# Instructions to follow
Omit all pictures. Copy the rest of the material exactly.

# Raw data
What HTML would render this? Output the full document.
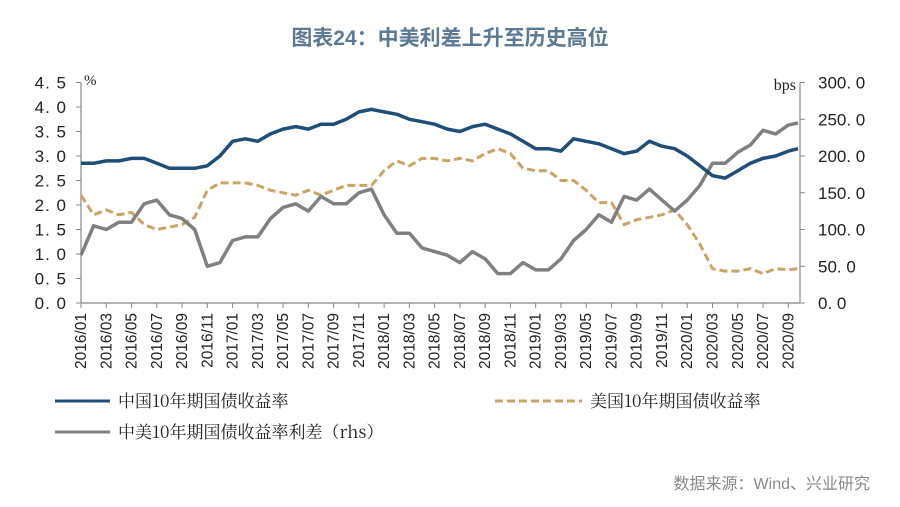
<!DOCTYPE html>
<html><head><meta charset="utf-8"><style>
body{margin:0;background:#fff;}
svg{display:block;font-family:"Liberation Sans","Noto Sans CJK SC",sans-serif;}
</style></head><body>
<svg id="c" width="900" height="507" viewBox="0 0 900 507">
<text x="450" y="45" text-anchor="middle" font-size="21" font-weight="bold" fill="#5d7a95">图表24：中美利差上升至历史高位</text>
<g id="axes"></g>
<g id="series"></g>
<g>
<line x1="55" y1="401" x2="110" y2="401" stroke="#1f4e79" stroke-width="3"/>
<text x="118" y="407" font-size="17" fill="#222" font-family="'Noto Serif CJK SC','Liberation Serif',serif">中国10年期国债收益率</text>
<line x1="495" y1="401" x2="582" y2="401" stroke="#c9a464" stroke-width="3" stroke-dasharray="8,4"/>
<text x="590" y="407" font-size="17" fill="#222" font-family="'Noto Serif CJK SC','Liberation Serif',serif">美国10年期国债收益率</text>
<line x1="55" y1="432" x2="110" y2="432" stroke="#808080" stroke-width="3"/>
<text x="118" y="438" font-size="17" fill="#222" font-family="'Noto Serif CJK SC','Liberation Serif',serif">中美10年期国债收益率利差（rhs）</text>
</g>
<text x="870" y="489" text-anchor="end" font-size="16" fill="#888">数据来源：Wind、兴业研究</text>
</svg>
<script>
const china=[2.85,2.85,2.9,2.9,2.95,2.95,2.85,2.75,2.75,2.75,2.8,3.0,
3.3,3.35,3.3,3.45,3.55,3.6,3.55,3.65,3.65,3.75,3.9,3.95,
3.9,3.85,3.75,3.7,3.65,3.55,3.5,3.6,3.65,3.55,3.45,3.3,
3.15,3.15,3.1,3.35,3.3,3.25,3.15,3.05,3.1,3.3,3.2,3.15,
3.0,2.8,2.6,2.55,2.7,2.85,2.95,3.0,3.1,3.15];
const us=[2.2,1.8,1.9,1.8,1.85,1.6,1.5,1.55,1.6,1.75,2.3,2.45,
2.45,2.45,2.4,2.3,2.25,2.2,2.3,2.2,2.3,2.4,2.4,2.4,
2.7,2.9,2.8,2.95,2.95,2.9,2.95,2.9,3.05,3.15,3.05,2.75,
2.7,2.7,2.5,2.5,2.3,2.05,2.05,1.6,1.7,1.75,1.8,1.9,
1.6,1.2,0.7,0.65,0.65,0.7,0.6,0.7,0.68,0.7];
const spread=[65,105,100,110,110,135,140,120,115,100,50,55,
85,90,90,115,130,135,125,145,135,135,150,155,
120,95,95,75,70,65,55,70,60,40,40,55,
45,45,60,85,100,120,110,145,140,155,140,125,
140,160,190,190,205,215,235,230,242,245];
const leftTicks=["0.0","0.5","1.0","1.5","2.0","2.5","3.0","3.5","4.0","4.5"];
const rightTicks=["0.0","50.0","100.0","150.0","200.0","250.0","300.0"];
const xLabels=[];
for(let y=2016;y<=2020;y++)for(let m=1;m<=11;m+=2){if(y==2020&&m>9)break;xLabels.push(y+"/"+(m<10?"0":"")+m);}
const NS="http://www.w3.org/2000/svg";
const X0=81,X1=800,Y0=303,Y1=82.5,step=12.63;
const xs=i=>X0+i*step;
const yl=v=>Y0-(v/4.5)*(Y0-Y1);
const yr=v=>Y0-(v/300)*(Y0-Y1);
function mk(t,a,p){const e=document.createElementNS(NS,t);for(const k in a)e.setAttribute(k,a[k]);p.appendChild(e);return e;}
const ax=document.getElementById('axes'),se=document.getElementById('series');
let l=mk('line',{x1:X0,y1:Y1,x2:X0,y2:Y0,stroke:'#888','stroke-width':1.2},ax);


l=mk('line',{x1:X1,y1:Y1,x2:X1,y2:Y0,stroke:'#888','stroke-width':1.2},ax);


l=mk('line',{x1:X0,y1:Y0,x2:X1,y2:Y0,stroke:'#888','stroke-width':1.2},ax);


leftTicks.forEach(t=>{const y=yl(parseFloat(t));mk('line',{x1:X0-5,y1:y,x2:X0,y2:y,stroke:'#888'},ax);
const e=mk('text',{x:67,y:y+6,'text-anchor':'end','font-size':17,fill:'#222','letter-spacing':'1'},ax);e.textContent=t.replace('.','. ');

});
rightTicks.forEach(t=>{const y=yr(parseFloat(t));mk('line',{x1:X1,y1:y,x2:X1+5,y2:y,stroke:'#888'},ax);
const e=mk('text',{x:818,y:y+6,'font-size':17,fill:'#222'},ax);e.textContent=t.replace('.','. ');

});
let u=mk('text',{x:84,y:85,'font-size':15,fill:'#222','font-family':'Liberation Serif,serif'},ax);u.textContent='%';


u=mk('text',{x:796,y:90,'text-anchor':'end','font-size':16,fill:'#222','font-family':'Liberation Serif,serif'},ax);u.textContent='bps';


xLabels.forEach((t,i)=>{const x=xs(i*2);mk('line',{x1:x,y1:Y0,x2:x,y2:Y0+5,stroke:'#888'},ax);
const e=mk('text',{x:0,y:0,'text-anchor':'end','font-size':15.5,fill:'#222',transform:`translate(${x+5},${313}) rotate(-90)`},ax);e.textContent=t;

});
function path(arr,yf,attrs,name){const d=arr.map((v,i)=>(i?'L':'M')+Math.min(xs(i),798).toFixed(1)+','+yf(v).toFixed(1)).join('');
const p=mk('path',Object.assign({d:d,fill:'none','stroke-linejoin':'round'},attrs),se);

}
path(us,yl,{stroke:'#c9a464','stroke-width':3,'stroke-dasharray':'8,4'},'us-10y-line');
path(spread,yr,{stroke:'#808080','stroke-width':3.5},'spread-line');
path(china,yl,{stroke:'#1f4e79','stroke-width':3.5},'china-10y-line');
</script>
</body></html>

# Final result
What HTML would render this? Output the full document.
<!DOCTYPE html>
<html><head><meta charset="utf-8"><style>
body{margin:0;background:#fff;}
svg{display:block;font-family:"Liberation Sans","Noto Sans CJK SC",sans-serif;}
</style></head><body>
<svg id="c" width="900" height="507" viewBox="0 0 900 507">
<text x="450" y="45" text-anchor="middle" font-size="21" font-weight="bold" fill="#5d7a95">图表24：中美利差上升至历史高位</text>
<g id="axes"></g>
<g id="series"></g>
<g>
<line x1="55" y1="401" x2="110" y2="401" stroke="#1f4e79" stroke-width="3"/>
<text x="118" y="407" font-size="17" fill="#222" font-family="'Noto Serif CJK SC','Liberation Serif',serif">中国10年期国债收益率</text>
<line x1="495" y1="401" x2="582" y2="401" stroke="#c9a464" stroke-width="3" stroke-dasharray="8,4"/>
<text x="590" y="407" font-size="17" fill="#222" font-family="'Noto Serif CJK SC','Liberation Serif',serif">美国10年期国债收益率</text>
<line x1="55" y1="432" x2="110" y2="432" stroke="#808080" stroke-width="3"/>
<text x="118" y="438" font-size="17" fill="#222" font-family="'Noto Serif CJK SC','Liberation Serif',serif">中美10年期国债收益率利差（rhs）</text>
</g>
<text x="870" y="489" text-anchor="end" font-size="16" fill="#888">数据来源：Wind、兴业研究</text>
</svg>
<script>
const china=[2.85,2.85,2.9,2.9,2.95,2.95,2.85,2.75,2.75,2.75,2.8,3.0,
3.3,3.35,3.3,3.45,3.55,3.6,3.55,3.65,3.65,3.75,3.9,3.95,
3.9,3.85,3.75,3.7,3.65,3.55,3.5,3.6,3.65,3.55,3.45,3.3,
3.15,3.15,3.1,3.35,3.3,3.25,3.15,3.05,3.1,3.3,3.2,3.15,
3.0,2.8,2.6,2.55,2.7,2.85,2.95,3.0,3.1,3.15];
const us=[2.2,1.8,1.9,1.8,1.85,1.6,1.5,1.55,1.6,1.75,2.3,2.45,
2.45,2.45,2.4,2.3,2.25,2.2,2.3,2.2,2.3,2.4,2.4,2.4,
2.7,2.9,2.8,2.95,2.95,2.9,2.95,2.9,3.05,3.15,3.05,2.75,
2.7,2.7,2.5,2.5,2.3,2.05,2.05,1.6,1.7,1.75,1.8,1.9,
1.6,1.2,0.7,0.65,0.65,0.7,0.6,0.7,0.68,0.7];
const spread=[65,105,100,110,110,135,140,120,115,100,50,55,
85,90,90,115,130,135,125,145,135,135,150,155,
120,95,95,75,70,65,55,70,60,40,40,55,
45,45,60,85,100,120,110,145,140,155,140,125,
140,160,190,190,205,215,235,230,242,245];
const leftTicks=["0.0","0.5","1.0","1.5","2.0","2.5","3.0","3.5","4.0","4.5"];
const rightTicks=["0.0","50.0","100.0","150.0","200.0","250.0","300.0"];
const xLabels=[];
for(let y=2016;y<=2020;y++)for(let m=1;m<=11;m+=2){if(y==2020&&m>9)break;xLabels.push(y+"/"+(m<10?"0":"")+m);}
const NS="http://www.w3.org/2000/svg";
const X0=81,X1=800,Y0=303,Y1=82.5,step=12.63;
const xs=i=>X0+i*step;
const yl=v=>Y0-(v/4.5)*(Y0-Y1);
const yr=v=>Y0-(v/300)*(Y0-Y1);
function mk(t,a,p){const e=document.createElementNS(NS,t);for(const k in a)e.setAttribute(k,a[k]);p.appendChild(e);return e;}
const ax=document.getElementById('axes'),se=document.getElementById('series');
let l=mk('line',{x1:X0,y1:Y1,x2:X0,y2:Y0,stroke:'#888','stroke-width':1.2},ax);


l=mk('line',{x1:X1,y1:Y1,x2:X1,y2:Y0,stroke:'#888','stroke-width':1.2},ax);


l=mk('line',{x1:X0,y1:Y0,x2:X1,y2:Y0,stroke:'#888','stroke-width':1.2},ax);


leftTicks.forEach(t=>{const y=yl(parseFloat(t));mk('line',{x1:X0-5,y1:y,x2:X0,y2:y,stroke:'#888'},ax);
const e=mk('text',{x:67,y:y+6,'text-anchor':'end','font-size':17,fill:'#222','letter-spacing':'1'},ax);e.textContent=t.replace('.','. ');

});
rightTicks.forEach(t=>{const y=yr(parseFloat(t));mk('line',{x1:X1,y1:y,x2:X1+5,y2:y,stroke:'#888'},ax);
const e=mk('text',{x:818,y:y+6,'font-size':17,fill:'#222'},ax);e.textContent=t.replace('.','. ');

});
let u=mk('text',{x:84,y:85,'font-size':15,fill:'#222','font-family':'Liberation Serif,serif'},ax);u.textContent='%';


u=mk('text',{x:796,y:90,'text-anchor':'end','font-size':16,fill:'#222','font-family':'Liberation Serif,serif'},ax);u.textContent='bps';


xLabels.forEach((t,i)=>{const x=xs(i*2);mk('line',{x1:x,y1:Y0,x2:x,y2:Y0+5,stroke:'#888'},ax);
const e=mk('text',{x:0,y:0,'text-anchor':'end','font-size':15.5,fill:'#222',transform:`translate(${x+5},${313}) rotate(-90)`},ax);e.textContent=t;

});
function path(arr,yf,attrs,name){const d=arr.map((v,i)=>(i?'L':'M')+Math.min(xs(i),798).toFixed(1)+','+yf(v).toFixed(1)).join('');
const p=mk('path',Object.assign({d:d,fill:'none','stroke-linejoin':'round'},attrs),se);

}
path(us,yl,{stroke:'#c9a464','stroke-width':3,'stroke-dasharray':'8,4'},'us-10y-line');
path(spread,yr,{stroke:'#808080','stroke-width':3.5},'spread-line');
path(china,yl,{stroke:'#1f4e79','stroke-width':3.5},'china-10y-line');
</script>
</body></html>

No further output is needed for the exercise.